L’altro romanzo è invece l’opera prima di Elle McNicoll, giovane scrittrice neurodivergente originaria della Scozia che in Una specie di scintilla (Crema, Uovonero 2021, traduzione di Sante Bandirali) racconta la storia di Addie, un’undicenne autistica. Un giorno a scuola — dove ha una vita molto difficile a causa del bullismo di adulti e coetanei — la ragazzina scopre che secoli prima nel suo paesino scozzese molte donne vennero torturate e uccise perché ritenute streghe a causa della loro diversità («“Le hanno uccise perché erano diverse”. “Be’, sì. Mary era un’idiota e Jean era...” “Odio quella parola”. “Be’, al giorno d’oggi diremmo che aveva bisogni speciali”. “Come me. Lei era come me”»).

Pur così diversi tra loro, ci sono elementi interessanti che accomunano i due romanzi. Ad esempio il fatto che i bambini protagonisti si trovino inchiodati a uno sguardo sociale che li disprezza per colpa della distorta mediazione proprio di quegli adulti che dovrebbero tutelarli. Per Lanny, è il padre («Com’è, sempre matto come un cavallo?», gli chiede un giorno il suo capo. «Perché parla di mio figlio a questo modo? — si chiede l’uomo — Da dove ha preso l’idea che Lanny fosse matto? Da me. E perché crede di poter parlare in questo modo della mia famiglia? Per colpa mia»).

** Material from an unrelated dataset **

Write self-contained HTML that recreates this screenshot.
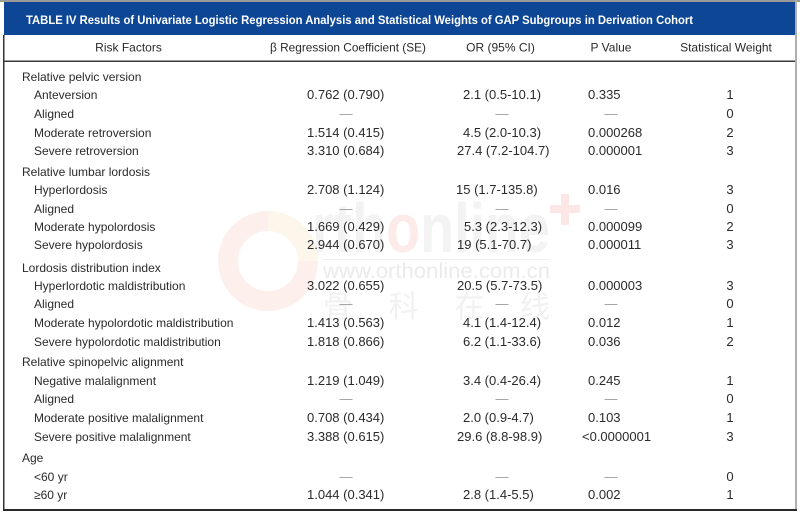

Per Annie, è la maestra («Le ragazze come quella Emily ti trattano in quel modo perché Miss Murphy glielo permette. Lei lo fa, così pensano di poterlo fare anche loro»).

Ben differenti anche nei finali, entrambi i libri sono declinazioni mai banali della complessità del reale, nella certezza dell’assenza di vie facili. Cercando una risposta alla domanda che Larry rivolge a suo padre («Secondo te che cos’è più paziente, un’idea o una speranza?») o alle tante che scattano nella testa di Addie quando qualcosa le interessa veramente, al lettore resta la consapevolezza di come ogni interrogativo ignorato, dileggiato o non ascoltato sia un passo in più verso un orizzonte cupo e cattivo.

C’è chi da quel pozzo esce, e chi ne resta imprigionato per sempre. Ma c’è, prima ancora, un mondo che in quel pozzo non dovrebbe metterci proprio nessuno.